Application to holders of licences under the Precious Metals Act and the Diamonds Act
While the Precious Metals Act, 2005 and the Diamonds Act, 1986 currently require the South African Diamond and Precious Metals Regulator to have regard to the requirements of the 2018 Mining Charter, the 2018 Mining Charter provides for the specific application of certain of the elements of the 2018 Mining Charter with variations and exemptions depending on the size of the licence holder. Enterprises with a turnover less than ZAR1-million are exempt from the 2018 Mining Charter in its entirety. Enterprises with a turnover of more than ZAR50-million must comply with the 2018 Mining Charter in its entirety.

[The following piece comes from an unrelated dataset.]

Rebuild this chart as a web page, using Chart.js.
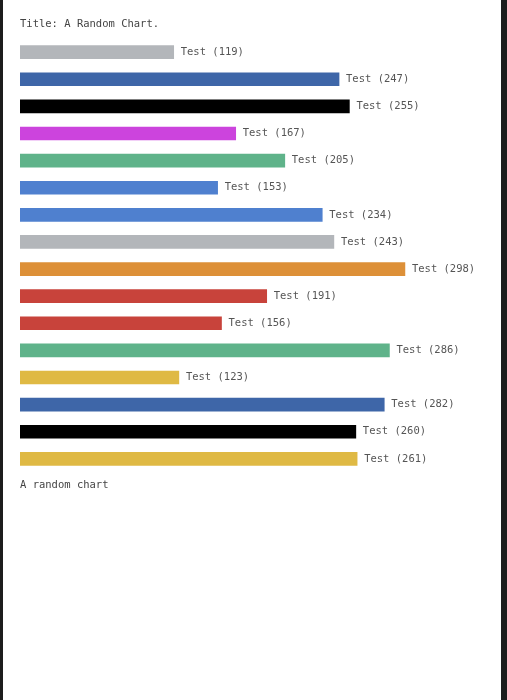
<!DOCTYPE html>
<html>
<head>
<meta charset="utf-8">
<script src="https://cdn.jsdelivr.net/npm/chart.js@4"></script>
<style>
  html, body { margin: 0; padding: 0; background: #1c1c1c; }
  #box { position: absolute; left: 3px; top: 0; width: 498px; height: 700px; background: #fff; }
  #wrap { position: relative; width: 498px; height: 497px; }
</style>
</head>
<body>
<div id="box"><div id="wrap"><canvas id="chart"></canvas></div></div>
<script>
const labels = ["Test", "Test", "Test", "Test", "Test", "Test", "Test", "Test",
                "Test", "Test", "Test", "Test", "Test", "Test", "Test", "Test"];
const values = [119, 247, 255, 167, 205, 153, 234, 243, 298, 191, 156, 286, 123, 282, 260, 261];
const colors = ["#b3b6ba", "#3e66a8", "#000000", "#cc44dd", "#5fb38a", "#4f80cf", "#4f80cf", "#b3b6ba",
                "#dd9038", "#c8433b", "#c8433b", "#5fb38a", "#dfb944", "#3e66a8", "#000000", "#dfb944"];

const mono = "'DejaVu Sans Mono', 'Liberation Mono', monospace";

// etiquetas al final de cada barra
const barLabels = {
  id: "barLabels",
  afterDatasetsDraw(chart) {
    const ctx = chart.ctx;
    ctx.save();
    ctx.font = "10.5px " + mono;
    ctx.fillStyle = "#555";
    ctx.textBaseline = "middle";
    chart.getDatasetMeta(0).data.forEach((bar, i) => {
      ctx.fillText(`${labels[i]} (${values[i]})`, bar.x + 7, bar.y);
    });
    ctx.restore();
  }
};

new Chart(document.getElementById("chart"), {
  type: "bar",
  data: {
    labels,
    datasets: [{ data: values, backgroundColor: colors, barThickness: 13 }]
  },
  options: {
    indexAxis: "y",
    responsive: true,
    maintainAspectRatio: false,
    animation: false,
    layout: { padding: { left: 17, right: 16 } },
    scales: {
      x: { display: false, min: 0, max: 360 },
      y: { display: false }
    },
    plugins: {
      legend: { display: false },
      tooltip: { enabled: false },
      title: {
        display: true, text: "Title: A Random Chart.", align: "start",
        color: "#444", font: { family: mono, size: 10.5, weight: "normal" },
        padding: { top: 18, bottom: 8 }
      },
      subtitle: {
        display: true, text: "A random chart", align: "start", position: "bottom",
        color: "#444", font: { family: mono, size: 10.5, weight: "normal" },
        padding: { top: 7, bottom: 5 }
      }
    }
  },
  plugins: [barLabels]
});
</script>
</body>
</html>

Legal status of the 2018 Mining Charter
While the definition of “Mining Charter, 2018” refers to the 2018 Mining Charter as being “developed in terms of section 100 of the MPRDA”, section 100 of the MPRDA does not provide for the development of a further charter by the Minister. For this reason, the 2018 Mining Charter is susceptible to judicial review if challenged on the basis that the Minister lacks authority in terms of the MPRDA for the Minister to develop such a Charter.